A Organização Tradicional dos Hospitais
Até à 1ª crise dos SSd. públicos, na 2ª metade dos anos ‘70 (financiamento público e efectividade da medicina), as grandes organizações de saúde – os hospitais – eram exemplos de organização complexa mas apropriada para o contexto estável, e a reduzida exigência dos utentes. Os médicos exerciam a sua actividade sem questionamento dos utentes, sobre as decisões ou sobre os custos. O funcionamento do hospital, com financiamento suficiente, era assegurado pelos administradores, o que deixava os médicos ocupados apenas com a tarefa de tratar. Enquanto a actividade dos médicos é essencialmente feita de decisões discretas, a dos administradores baseia-se no cumprimento de procedimentos - definidos superiormente - e garantia de logística. Este primado do cumprimento das normas e da logística (o funcionamento de um sistema estável) na actividade dos administradores hospitalares é típico de uma organização centralizada, hierárquica e normatizada: uma burocracia quase ideal, para obter economias de escala, incluindo as compras grupadas. Resulta uma organização dominada pelos profissionais e cuja missão é determinada pela satisfação que a oferta apresenta aos profissionais: uma organização virada “para dentro”. Os médicos mantêm-se satisfeitos enquanto os administradores forem eficientes e mantiverem a instituição com logística regular, e com solvência suficiente para adquirir as inovações tecnológicas; os administradores mantêm-se satisfeitos enquanto os níveis superiores apreciarem o seu cumprimento das regras, mantiverem a regularidade de libertação de orçamentos, e os médicos derem prestígio à instituição com a sua capacidade técnica. Para os profissionais e para os estratos que se beneficiavam dos serviços, não se poria em causa este modelo enquanto houvesse financiamento suficiente.
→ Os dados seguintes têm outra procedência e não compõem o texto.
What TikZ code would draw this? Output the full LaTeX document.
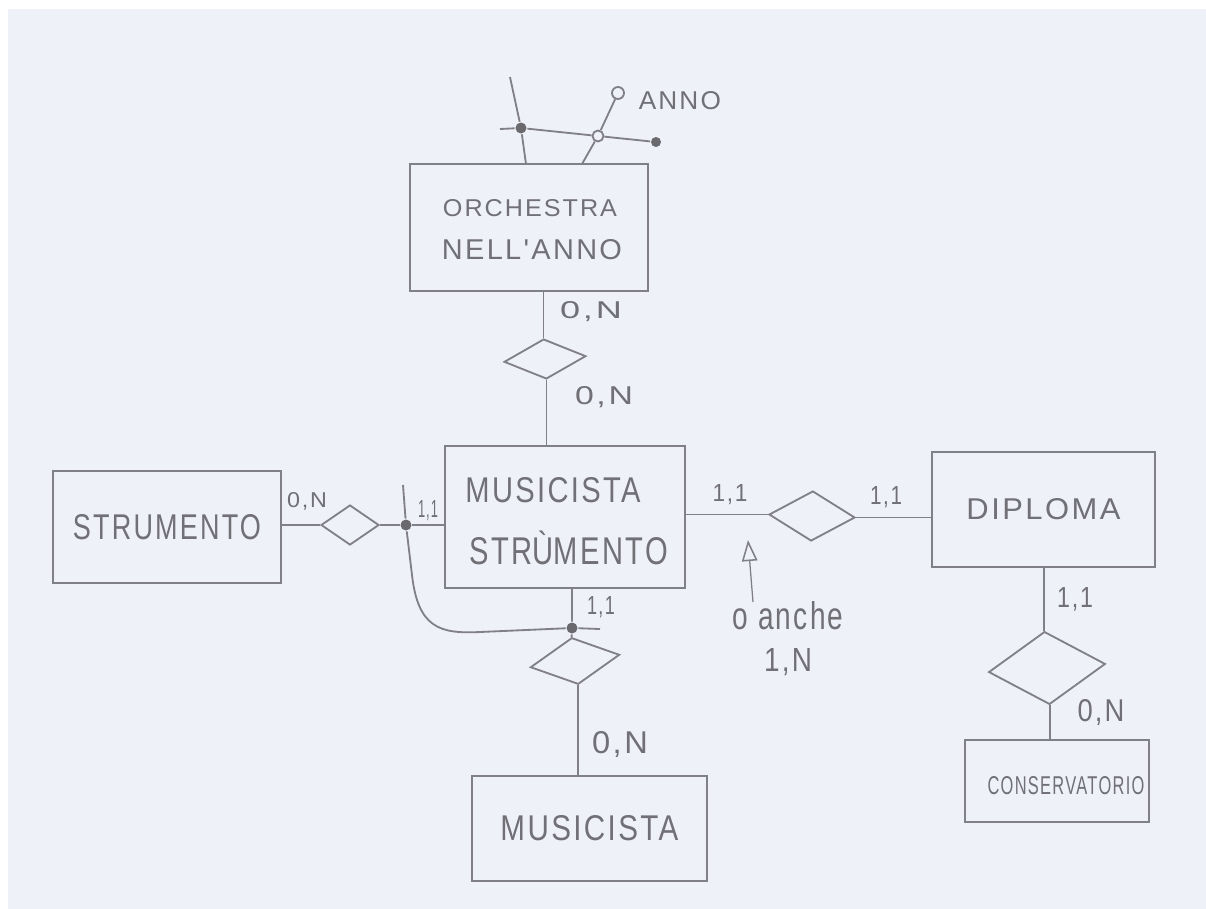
\documentclass[tikz,border=0pt]{standalone}
\usepackage{fontspec}
\usepackage{graphicx}
\usetikzlibrary{shapes.geometric,arrows.meta}
\newfontfamily\handfont[LetterSpace=8]{Liberation Sans}
\newdimen\px \px=0.025cm
\definecolor{paper}{RGB}{238,241,247}
\definecolor{pencil}{RGB}{128,128,134}
\definecolor{ink}{RGB}{112,112,118}
\definecolor{dotc}{RGB}{105,105,110}
\newcommand\hw[3]{\resizebox{#1\px}{#2\px}{\handfont #3}}
\tikzset{
  entity/.style={draw=pencil, rectangle, inner sep=0pt, text=ink},
  rel/.style={draw=pencil, diamond, inner sep=0pt},
  lbl/.style={text=ink, inner sep=0pt},
  dotf/.style={circle, fill=dotc, inner sep=0pt, minimum size=11\px},
  ring/.style={circle, draw=pencil, fill=paper, inner sep=0pt, minimum size=11\px},
  conn/.style={draw=pencil},
}
\begin{document}
\begin{tikzpicture}[x=0.025cm, y=-0.025cm, line width=1.3pt]
\fill[white] (0,0) rectangle (1206,909);
\fill[paper] (8,9) rectangle (1206,909);
\useasboundingbox (0,0) rectangle (1206,909);

% entities
\node[entity, minimum width=238\px, minimum height=127\px] (orch) at (529,227.5) {};
\node[lbl] (orchT1) at (530,208) {\hw{174}{17}{ORCHESTRA}};
\node[lbl] (orchT2) at (532,250) {\hw{180}{20}{NELL'ANNO}};

\node[entity, minimum width=228\px, minimum height=112\px] (strum) at (167,527) {\hw{188}{25}{STRUMENTO}};

\node[entity, minimum width=240\px, minimum height=142\px] (ms) at (565,517) {};
\node[lbl] (msT1) at (553,490) {\hw{175}{25}{MUSICISTA}};
\node[lbl] (msT2) at (569,551) {\hw{198}{27}{STR\smash{Ù}MENTO}};

\node[entity, minimum width=223\px, minimum height=115\px] (dip) at (1043.5,509.5) {\hw{154}{21}{DIPLOMA}};

\node[entity, minimum width=184\px, minimum height=82\px] (cons) at (1057,781) {};
\node[lbl] (consT) at (1066,786) {\hw{157}{18}{CONSERVATORIO}};

\node[entity, minimum width=235\px, minimum height=105\px] (mus) at (589.5,828.5) {\hw{178}{25}{MUSICISTA}};

% relationships
\node[rel, minimum width=82\px, minimum height=40\px, rotate=4] (d1) at (545,359) {};
\node[rel, minimum width=58\px, minimum height=40\px] (d2) at (350,525) {};
\node[rel, minimum width=86\px, minimum height=50\px, rotate=-2] (d3) at (812,516) {};
\node[rel, minimum width=90\px, minimum height=47\px, rotate=8] (d4) at (575,661) {};
\node[rel, minimum width=117\px, minimum height=73\px, rotate=4] (d5) at (1047,668) {};

% points
\node[dotf] (p2) at (406,525) {};
\node[dotf] (p3) at (572,628) {};
\coordinate (c1) at (403,485);

% connectors
\draw[conn] (orch.south -| d1.north) -- (d1.north);
\draw[conn] (d1.south) -- (d1.south |- ms.north);
\draw[conn] (d2.west -| strum.east) -- (d2.west);
\draw[conn] (d2.east) -- (p2) -- (p2 -| ms.west);
\draw[conn] (c1) -- (p2) -- (412,575) .. controls (418,628) and (440,634) .. (480,632) -- (p3) -- (600,629);
\draw[conn] (p3 |- ms.south) -- (p3) -- (d4.north);
\draw[conn] (d4.south) -- (d4.south |- mus.north);
\draw[conn] (d3.west -| ms.east) -- (d3.west);
\draw[conn] (d3.east) -- (d3.east -| dip.west);
\draw[conn] (dip.south -| d5.north) -- (d5.north);
\draw[conn] (d5.south) -- (d5.south |- cons.north);

% attributes of ORCHESTRA NELL'ANNO
\coordinate (k1) at (510,77);
\node[dotf] (k2) at (521,128) {};
\coordinate (k3) at (526,164);
\coordinate (h1) at (500,129);
\node[ring] (r1) at (598,136) {};
\node[dotf, minimum size=10\px] (r2) at (656,142) {};
\coordinate (s1) at (582,164);
\node[ring, minimum size=12\px] (annoC) at (618,93) {};
\node[lbl, anchor=west] (anno) at (638,101) {\hw{82}{18}{ANNO}};
\draw[conn] (k1) -- (k2) -- (k3);
\draw[conn] (h1) -- (k2) -- (r1) -- (r2);
\draw[conn] (s1) -- (r1) -- (annoC);

% cardinalities
\node[lbl] (l1) at (591,312) {\hw{62}{17}{0,N}};
\node[lbl] (l2) at (604,397) {\hw{58}{18}{0,N}};
\node[lbl] (l3) at (307,501) {\hw{40}{15}{0,N}};
\node[lbl] (l4) at (428,511) {\hw{20}{17}{1,1}};
\node[lbl] (l5) at (601,607) {\hw{28}{18}{1,1}};
\node[lbl] (l6) at (620,745) {\hw{56}{22}{0,N}};
\node[lbl] (l7) at (730,495) {\hw{35}{17}{1,1}};
\node[lbl] (l8) at (886,497) {\hw{32}{18}{1,1}};
\node[lbl] (l9) at (1075,599) {\hw{36}{20}{1,1}};
\node[lbl] (l10) at (1101,713) {\hw{47}{22}{0,N}};

% note
\node[lbl] (note1) at (788,616) {\hw{111}{28}{o anche}};
\node[lbl] (note2) at (788,662) {\hw{48}{23}{1,N}};
\coordinate (tailA) at (753,602);
\coordinate (tipA) at (748,540);
\draw[draw=pencil, line width=0.9pt, -{Triangle[open, length=15pt, width=11pt, line width=1.1pt]}] (tailA) -- (tipA);
\end{tikzpicture}
\end{document}
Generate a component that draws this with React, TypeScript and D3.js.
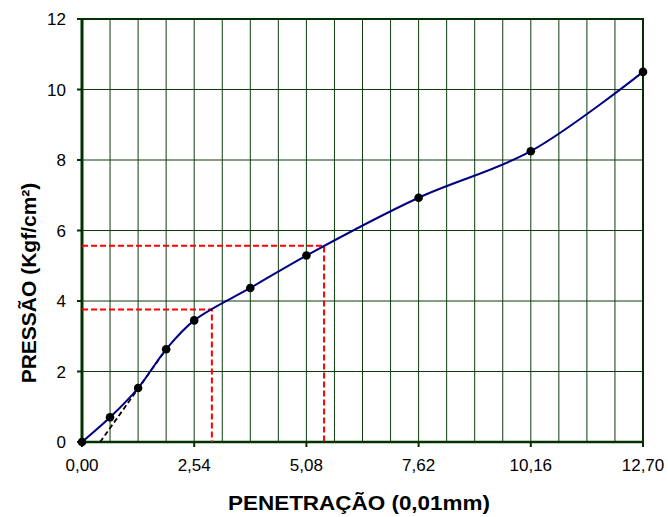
import React from "react";
import * as d3 from "d3";

const penetration = [0, 0.635, 1.27, 1.905, 2.54, 3.81, 5.08, 7.62, 10.16, 12.7];
const pressure = [0, 0.7, 1.53, 2.63, 3.45, 4.37, 5.29, 6.93, 8.25, 10.5];
const xTicks = [0, 2.54, 5.08, 7.62, 10.16, 12.7];
const yTicks = [0, 2, 4, 6, 8, 10, 12];
const correctionX = [0.41, 1.905];
const correctionY = [0, 2.63];
const refX = [2.94, 5.48];
const refY = [3.76, 5.57];

const W = 668;
const H = 517;
const M = { left: 82, right: 25, top: 19, bottom: 75 };

export default function App() {
  const x = d3.scaleLinear().domain([0, 12.7]).range([M.left, W - M.right]);
  const y = d3.scaleLinear().domain([0, 12]).range([H - M.bottom, M.top]);
  const pts = penetration.map((p, i) => [x(p), y(pressure[i])] as [number, number]);
  const line = d3.line().curve(d3.curveCatmullRom.alpha(0.5));
  const vGrid = d3.range(1, 20).map((i) => (12.7 / 20) * i);
  const hGrid = yTicks.slice(1, -1);
  const fmt = (v: number) => v.toFixed(2).replace(".", ",");
  const grid = "#0d3d0d";
  const axis = "#003300";
  const x0 = x(0), x1 = x(12.7), y0 = y(0), y1 = y(12);
  return (
    <svg width={W} height={H} style={{ position: "absolute", left: 0, top: 0, fontFamily: "Liberation Sans, Arial, sans-serif" }}>
      <rect x={0} y={0} width={W} height={H} fill="#fff" />
      {vGrid.map((v, i) => (
        <line key={"v" + i} x1={x(v)} x2={x(v)} y1={y1} y2={y0} stroke={grid} strokeWidth={1} />
      ))}
      {hGrid.map((v, i) => (
        <line key={"h" + i} x1={x0} x2={x1} y1={y(v)} y2={y(v)} stroke={grid} strokeWidth={1} />
      ))}
      <rect x={x0} y={y1} width={x1 - x0} height={y0 - y1} fill="none" stroke={axis} strokeWidth={2} />
      <line x1={x0} x2={x0} y1={y1 - 1} y2={y0} stroke={axis} strokeWidth={3} />
      <line x1={x0} x2={x1 + 1} y1={y0} y2={y0} stroke={axis} strokeWidth={2.5} />
      {yTicks.map((t) => (
        <g key={"yt" + t}>
          <line x1={x0 - 5} x2={x0} y1={y(t)} y2={y(t)} stroke={axis} strokeWidth={2} />
          <text x={x0 - 16} y={y(t) + 6} textAnchor="end" fontSize={17} fill="#000">{t}</text>
        </g>
      ))}
      {xTicks.map((t) => (
        <g key={"xt" + t}>
          <line x1={x(t)} x2={x(t)} y1={y0} y2={y0 + 5} stroke={axis} strokeWidth={2} />
          <text x={x(t)} y={y0 + 29} textAnchor="middle" fontSize={17} fill="#000">{fmt(t)}</text>
        </g>
      ))}
      {refX.map((rx, i) => (
        <path key={"r" + i}
          d={`M${x0},${y(refY[i])}H${x(rx)}V${y0}`}
          fill="none" stroke="#ff0000" strokeWidth={2} strokeDasharray="6,3" />
      ))}
      <line x1={x(correctionX[0])} y1={y(correctionY[0])} x2={x(correctionX[1])} y2={y(correctionY[1])}
        stroke="#000" strokeWidth={1.8} strokeDasharray="5,3" />
      <path d={line(pts) || ""} fill="none" stroke="#000080" strokeWidth={2} />
      {pts.map((p, i) => (
        <circle key={"c" + i} cx={p[0]} cy={p[1]} r={4.3} fill="#000" />
      ))}
      <text x={359} y={510} textAnchor="middle" fontSize={21} fontWeight="bold" fill="#000"
        textLength={262} lengthAdjust="spacingAndGlyphs">PENETRAÇÃO (0,01mm)</text>
      <text transform={`translate(36,283) rotate(-90)`} textAnchor="middle" fontSize={21} fontWeight="bold" fill="#000">PRESSÃO (Kgf/cm²)</text>
    </svg>
  );
}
A realidade das 2-3 últimas décadas veio pôr em causa este sonho de estabilidade. O ambiente tornou-se não apenas mais instável, como mais exigente: os efeitos sinérgicos do envelhecimento populacional, perfil de doença (e resistência dos seus determinantes às intervenções de saúde pública), das exigências de tecnologia da população beneficiada de 3º pagador (em súbita expansão de acesso), etc., juntaram-se à crise de financiamento público. Contemporaneamente, o modelo de gestão burocrática e centralizada revelou-se ineficaz para lidar com a discrição de qualidade dos profissionais médicos, e as irregularidades orçamentais levaram à insatisfação dos administradores. No entanto, a constatação da turbulência no ambiente e o assumir da necessidade de uma gestão diferente (mais rápida a reagir, mais capaz de prever) podem ser um processo lento, num sistema – e respectiva administração – protegido pelo compasso lento da vida política institucional, pela enorme capacidade do Tesouro público em assumir déficits, pela posição oligopólica do sistema hospitalar, e pela inércia dos interesses internos instalados (sejam os receios de instabilidade laboral, seja o parasitismo pelo sector privado). Em suma, apesar de a turbulência durar há umas 2 décadas, a administração do SNS ainda funciona segundo princípios lentos e reactivos.